## begin Recorded information

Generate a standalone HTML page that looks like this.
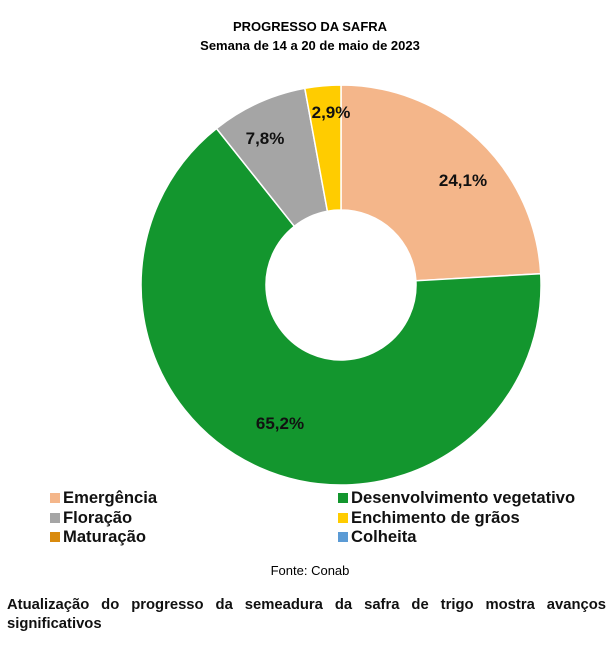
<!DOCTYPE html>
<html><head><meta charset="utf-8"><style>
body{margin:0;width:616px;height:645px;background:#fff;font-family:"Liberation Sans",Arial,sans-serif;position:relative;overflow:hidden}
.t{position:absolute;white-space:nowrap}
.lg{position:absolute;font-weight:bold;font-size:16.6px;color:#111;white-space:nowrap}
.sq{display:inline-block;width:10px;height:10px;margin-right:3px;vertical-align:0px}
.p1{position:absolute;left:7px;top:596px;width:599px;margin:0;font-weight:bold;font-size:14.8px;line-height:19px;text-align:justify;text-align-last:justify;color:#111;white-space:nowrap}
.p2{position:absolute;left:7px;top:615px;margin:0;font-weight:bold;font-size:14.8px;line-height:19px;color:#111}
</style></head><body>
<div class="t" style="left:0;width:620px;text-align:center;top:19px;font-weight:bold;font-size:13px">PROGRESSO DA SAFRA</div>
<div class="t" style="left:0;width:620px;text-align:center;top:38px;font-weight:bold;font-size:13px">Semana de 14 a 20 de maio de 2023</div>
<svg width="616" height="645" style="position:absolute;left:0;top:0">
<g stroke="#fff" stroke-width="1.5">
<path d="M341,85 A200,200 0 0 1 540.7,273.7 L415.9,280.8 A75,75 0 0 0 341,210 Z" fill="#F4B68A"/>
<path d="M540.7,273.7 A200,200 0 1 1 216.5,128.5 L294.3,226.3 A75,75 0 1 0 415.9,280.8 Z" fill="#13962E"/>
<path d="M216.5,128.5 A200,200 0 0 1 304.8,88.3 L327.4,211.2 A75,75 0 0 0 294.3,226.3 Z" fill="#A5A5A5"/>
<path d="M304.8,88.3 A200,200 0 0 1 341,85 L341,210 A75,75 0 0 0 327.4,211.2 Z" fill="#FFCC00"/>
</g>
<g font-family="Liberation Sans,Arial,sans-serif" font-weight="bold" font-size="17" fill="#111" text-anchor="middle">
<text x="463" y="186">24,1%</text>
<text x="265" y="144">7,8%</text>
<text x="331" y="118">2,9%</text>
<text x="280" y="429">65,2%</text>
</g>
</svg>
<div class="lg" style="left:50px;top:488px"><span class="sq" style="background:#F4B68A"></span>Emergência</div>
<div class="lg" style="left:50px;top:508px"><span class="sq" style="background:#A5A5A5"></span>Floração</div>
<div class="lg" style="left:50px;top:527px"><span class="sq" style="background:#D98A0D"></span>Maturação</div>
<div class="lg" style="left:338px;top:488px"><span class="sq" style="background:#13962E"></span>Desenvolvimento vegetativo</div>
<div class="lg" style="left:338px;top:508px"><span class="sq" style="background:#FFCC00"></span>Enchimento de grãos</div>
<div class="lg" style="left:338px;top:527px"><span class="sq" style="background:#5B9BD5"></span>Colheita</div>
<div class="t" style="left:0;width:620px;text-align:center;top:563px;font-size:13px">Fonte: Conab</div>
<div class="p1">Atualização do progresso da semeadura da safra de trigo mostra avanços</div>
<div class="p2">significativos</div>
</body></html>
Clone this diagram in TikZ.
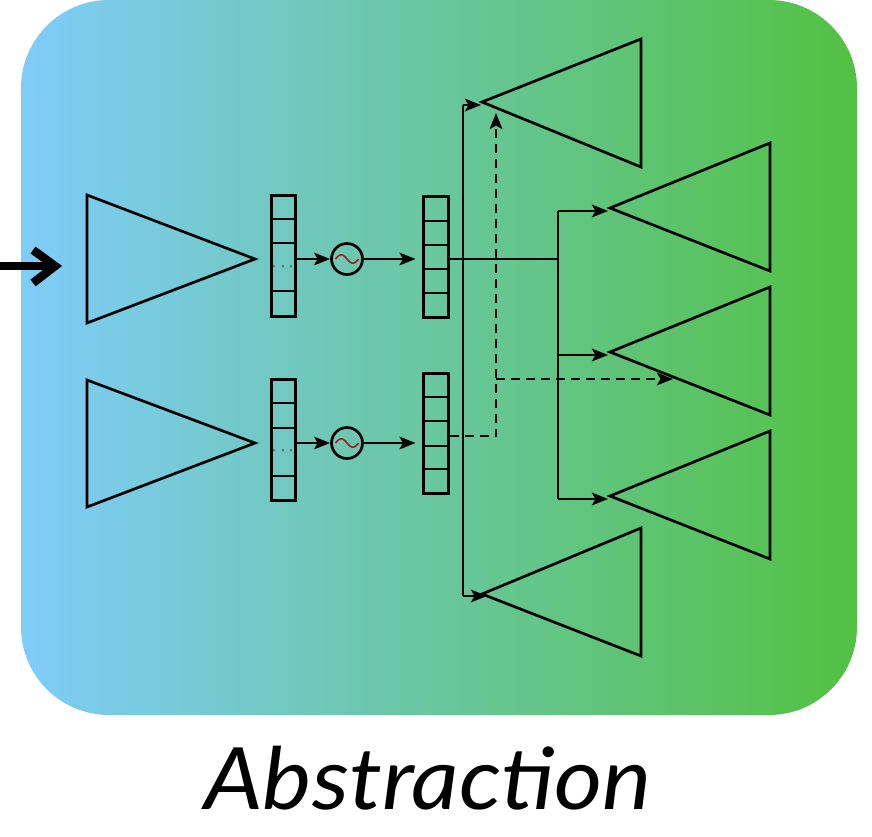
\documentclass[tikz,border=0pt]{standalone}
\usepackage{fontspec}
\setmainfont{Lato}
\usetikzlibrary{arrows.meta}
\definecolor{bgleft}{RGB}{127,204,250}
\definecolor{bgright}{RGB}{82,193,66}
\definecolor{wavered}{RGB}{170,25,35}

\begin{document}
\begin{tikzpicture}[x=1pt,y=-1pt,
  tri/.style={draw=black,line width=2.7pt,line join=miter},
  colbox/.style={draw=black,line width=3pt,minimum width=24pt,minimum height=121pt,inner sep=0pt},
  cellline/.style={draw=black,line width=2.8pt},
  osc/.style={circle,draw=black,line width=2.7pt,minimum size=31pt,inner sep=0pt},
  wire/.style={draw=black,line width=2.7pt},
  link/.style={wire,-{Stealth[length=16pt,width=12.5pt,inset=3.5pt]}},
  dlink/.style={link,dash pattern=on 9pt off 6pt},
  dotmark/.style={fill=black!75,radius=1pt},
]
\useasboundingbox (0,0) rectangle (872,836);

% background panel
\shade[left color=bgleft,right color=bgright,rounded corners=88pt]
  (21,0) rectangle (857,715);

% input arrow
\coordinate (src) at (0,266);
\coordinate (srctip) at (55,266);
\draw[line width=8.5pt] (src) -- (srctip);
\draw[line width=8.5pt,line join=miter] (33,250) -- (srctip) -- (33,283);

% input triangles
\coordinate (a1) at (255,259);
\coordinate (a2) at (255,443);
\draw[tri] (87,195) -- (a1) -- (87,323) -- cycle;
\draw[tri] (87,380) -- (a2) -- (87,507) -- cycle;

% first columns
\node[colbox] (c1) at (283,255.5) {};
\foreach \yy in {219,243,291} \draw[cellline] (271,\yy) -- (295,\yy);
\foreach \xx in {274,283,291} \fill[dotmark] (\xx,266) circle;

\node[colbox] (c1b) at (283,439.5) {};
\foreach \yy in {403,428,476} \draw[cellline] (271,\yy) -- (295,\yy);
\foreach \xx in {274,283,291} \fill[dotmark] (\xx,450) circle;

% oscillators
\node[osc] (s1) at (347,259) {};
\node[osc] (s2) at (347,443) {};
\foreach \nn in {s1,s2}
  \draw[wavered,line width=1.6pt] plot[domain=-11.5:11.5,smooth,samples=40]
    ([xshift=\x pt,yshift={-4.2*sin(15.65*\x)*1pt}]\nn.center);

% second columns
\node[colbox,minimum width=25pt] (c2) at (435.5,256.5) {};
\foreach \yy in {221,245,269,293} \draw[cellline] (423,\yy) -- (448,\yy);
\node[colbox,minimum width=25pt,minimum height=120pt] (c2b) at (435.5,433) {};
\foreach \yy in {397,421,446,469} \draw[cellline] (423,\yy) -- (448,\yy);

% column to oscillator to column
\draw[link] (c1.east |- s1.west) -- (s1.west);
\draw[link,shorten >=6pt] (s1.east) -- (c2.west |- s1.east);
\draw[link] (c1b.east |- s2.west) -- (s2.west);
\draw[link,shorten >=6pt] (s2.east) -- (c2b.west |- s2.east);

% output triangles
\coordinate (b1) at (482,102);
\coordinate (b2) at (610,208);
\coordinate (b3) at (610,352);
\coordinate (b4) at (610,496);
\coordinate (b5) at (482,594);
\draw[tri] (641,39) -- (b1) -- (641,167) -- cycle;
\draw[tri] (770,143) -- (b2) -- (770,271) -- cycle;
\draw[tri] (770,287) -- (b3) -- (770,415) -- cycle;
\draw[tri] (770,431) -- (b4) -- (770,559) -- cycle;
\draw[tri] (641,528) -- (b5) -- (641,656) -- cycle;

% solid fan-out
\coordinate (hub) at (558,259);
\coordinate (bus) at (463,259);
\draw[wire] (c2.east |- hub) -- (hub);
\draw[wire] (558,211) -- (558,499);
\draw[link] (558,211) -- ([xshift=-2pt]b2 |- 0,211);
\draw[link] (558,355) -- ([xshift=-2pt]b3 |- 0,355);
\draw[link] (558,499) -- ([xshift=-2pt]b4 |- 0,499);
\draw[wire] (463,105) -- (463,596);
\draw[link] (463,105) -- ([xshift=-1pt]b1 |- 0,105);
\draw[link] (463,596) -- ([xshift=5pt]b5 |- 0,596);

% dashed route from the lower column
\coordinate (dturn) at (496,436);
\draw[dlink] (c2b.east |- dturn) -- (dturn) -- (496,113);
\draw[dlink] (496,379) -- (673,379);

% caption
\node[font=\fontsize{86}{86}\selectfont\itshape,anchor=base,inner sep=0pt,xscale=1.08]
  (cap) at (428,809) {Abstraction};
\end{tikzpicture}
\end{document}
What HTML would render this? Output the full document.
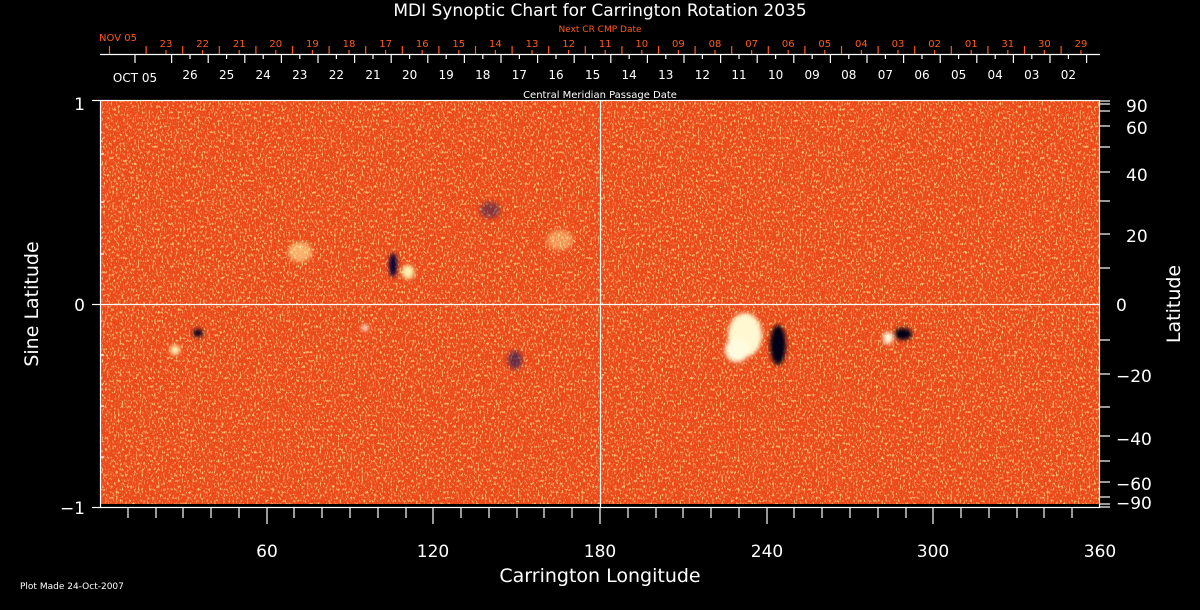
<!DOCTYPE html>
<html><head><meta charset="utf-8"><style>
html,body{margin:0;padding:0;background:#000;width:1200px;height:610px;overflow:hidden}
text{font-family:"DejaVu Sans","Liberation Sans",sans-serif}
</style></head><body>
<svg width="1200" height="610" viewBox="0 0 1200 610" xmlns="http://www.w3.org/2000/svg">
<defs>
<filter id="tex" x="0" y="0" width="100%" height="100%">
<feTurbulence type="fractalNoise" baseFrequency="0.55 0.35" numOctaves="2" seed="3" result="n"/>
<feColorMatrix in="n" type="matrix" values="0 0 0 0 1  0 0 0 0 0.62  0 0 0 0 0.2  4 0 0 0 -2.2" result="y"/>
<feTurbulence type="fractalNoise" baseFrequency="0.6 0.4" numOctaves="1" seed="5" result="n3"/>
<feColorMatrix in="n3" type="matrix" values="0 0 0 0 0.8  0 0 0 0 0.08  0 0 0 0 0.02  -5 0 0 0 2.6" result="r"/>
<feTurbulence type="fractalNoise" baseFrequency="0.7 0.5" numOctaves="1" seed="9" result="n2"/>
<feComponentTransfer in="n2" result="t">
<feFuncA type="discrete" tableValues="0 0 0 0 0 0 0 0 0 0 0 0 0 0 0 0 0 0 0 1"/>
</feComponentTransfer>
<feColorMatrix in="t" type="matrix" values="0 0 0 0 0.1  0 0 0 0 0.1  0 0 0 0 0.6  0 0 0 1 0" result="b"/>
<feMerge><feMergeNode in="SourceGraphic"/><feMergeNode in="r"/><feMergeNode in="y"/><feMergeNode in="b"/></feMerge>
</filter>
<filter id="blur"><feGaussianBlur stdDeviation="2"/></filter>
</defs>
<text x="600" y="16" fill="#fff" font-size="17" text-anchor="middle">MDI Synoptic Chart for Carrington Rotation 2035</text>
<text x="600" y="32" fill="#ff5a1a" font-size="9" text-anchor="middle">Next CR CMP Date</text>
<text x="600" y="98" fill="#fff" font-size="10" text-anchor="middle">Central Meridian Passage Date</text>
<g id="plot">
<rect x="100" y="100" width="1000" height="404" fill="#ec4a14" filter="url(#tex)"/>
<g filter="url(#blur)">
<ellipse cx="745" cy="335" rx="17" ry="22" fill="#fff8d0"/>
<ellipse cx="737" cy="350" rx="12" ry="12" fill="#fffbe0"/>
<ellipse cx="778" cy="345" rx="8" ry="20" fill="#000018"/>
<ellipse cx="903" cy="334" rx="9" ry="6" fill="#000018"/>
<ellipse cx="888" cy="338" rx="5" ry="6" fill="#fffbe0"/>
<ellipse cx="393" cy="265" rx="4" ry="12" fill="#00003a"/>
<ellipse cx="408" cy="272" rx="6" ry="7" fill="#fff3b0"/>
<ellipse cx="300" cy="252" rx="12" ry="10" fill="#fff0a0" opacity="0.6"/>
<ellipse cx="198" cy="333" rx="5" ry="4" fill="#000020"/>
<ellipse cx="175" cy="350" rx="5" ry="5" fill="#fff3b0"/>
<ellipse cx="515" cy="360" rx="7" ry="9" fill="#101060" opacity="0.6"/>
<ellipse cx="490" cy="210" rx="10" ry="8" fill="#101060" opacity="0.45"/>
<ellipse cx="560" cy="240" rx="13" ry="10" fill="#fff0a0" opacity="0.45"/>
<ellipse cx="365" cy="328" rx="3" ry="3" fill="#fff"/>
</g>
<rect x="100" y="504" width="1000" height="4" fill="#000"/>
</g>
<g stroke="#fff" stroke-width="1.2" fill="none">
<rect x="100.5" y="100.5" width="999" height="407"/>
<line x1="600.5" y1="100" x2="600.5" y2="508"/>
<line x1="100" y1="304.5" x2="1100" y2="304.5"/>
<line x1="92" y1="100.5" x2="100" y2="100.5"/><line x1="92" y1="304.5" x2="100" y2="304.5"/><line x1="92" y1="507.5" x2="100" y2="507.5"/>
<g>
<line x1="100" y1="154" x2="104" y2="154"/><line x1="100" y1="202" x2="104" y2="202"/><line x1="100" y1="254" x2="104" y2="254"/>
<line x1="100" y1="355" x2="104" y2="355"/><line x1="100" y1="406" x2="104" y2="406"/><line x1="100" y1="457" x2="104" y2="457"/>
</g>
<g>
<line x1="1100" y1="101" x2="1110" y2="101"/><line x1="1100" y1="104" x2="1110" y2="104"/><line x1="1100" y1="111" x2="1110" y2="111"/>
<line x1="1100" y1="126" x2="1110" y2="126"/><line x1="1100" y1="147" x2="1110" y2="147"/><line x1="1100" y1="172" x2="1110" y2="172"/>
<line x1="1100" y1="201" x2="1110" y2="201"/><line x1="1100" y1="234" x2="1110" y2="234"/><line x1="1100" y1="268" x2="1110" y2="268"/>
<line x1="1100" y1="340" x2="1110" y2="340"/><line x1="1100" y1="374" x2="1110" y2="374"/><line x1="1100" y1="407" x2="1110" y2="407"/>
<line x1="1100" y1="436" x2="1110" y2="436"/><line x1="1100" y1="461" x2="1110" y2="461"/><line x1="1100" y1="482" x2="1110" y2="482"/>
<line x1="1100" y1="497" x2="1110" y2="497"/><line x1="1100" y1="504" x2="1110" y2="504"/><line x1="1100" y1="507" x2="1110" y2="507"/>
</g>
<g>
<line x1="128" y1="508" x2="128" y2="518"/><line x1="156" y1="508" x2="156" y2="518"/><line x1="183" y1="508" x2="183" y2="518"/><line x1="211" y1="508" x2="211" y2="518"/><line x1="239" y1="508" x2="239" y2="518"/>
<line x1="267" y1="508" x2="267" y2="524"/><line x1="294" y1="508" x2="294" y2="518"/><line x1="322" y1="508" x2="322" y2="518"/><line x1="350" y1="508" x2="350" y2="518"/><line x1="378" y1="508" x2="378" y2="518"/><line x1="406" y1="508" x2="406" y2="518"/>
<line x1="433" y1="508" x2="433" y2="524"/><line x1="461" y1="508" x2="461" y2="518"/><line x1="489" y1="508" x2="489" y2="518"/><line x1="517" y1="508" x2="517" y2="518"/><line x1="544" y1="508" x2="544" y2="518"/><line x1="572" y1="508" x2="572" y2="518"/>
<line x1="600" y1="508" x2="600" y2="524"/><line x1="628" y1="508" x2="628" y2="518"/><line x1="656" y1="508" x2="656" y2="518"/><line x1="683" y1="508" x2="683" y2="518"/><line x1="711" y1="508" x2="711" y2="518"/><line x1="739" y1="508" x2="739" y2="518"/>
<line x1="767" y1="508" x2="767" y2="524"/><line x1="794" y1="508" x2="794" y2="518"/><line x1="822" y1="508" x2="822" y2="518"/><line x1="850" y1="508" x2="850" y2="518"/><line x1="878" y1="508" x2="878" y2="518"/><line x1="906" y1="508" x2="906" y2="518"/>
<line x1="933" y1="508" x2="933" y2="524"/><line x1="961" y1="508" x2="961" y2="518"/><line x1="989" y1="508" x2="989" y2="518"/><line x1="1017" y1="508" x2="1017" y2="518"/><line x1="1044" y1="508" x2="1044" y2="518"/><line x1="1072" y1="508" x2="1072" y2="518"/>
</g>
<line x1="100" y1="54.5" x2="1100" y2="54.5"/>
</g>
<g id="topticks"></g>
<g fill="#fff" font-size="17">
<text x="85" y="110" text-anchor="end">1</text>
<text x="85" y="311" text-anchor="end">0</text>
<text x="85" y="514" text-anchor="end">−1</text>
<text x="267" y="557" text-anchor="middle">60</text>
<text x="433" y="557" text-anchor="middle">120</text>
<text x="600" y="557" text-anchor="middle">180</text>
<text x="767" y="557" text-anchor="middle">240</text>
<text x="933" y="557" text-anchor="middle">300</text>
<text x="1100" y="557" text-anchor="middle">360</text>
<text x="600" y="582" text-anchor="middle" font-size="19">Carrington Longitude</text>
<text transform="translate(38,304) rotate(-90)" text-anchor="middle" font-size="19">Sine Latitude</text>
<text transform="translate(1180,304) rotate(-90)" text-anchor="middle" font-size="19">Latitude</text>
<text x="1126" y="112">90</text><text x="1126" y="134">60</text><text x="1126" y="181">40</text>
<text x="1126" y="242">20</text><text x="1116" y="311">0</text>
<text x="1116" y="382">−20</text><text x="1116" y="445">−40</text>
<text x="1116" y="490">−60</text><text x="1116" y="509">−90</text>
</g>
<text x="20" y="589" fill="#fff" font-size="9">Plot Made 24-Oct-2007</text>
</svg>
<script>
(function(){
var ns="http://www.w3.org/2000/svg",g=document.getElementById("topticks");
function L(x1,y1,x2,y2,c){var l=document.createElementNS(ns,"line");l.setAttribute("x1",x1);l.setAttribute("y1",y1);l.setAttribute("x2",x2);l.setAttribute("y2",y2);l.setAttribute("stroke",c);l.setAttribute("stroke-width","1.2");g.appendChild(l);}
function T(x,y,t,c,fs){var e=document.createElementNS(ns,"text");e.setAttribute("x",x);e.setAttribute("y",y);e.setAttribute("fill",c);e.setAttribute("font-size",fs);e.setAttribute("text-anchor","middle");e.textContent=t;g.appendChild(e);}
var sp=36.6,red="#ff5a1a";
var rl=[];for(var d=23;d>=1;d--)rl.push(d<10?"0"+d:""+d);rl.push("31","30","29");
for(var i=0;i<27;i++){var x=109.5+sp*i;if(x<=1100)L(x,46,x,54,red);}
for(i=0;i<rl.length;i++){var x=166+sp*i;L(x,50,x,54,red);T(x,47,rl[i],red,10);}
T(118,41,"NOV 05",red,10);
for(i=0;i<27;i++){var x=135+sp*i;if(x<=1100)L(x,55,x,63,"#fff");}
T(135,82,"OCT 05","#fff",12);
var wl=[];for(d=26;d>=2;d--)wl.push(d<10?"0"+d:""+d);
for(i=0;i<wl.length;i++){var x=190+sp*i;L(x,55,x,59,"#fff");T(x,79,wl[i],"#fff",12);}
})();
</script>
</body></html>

## end Recorded information

* Task requirements
Count every line in the data that contains the word "standalone", then give that count and nothing else.

* Output below
2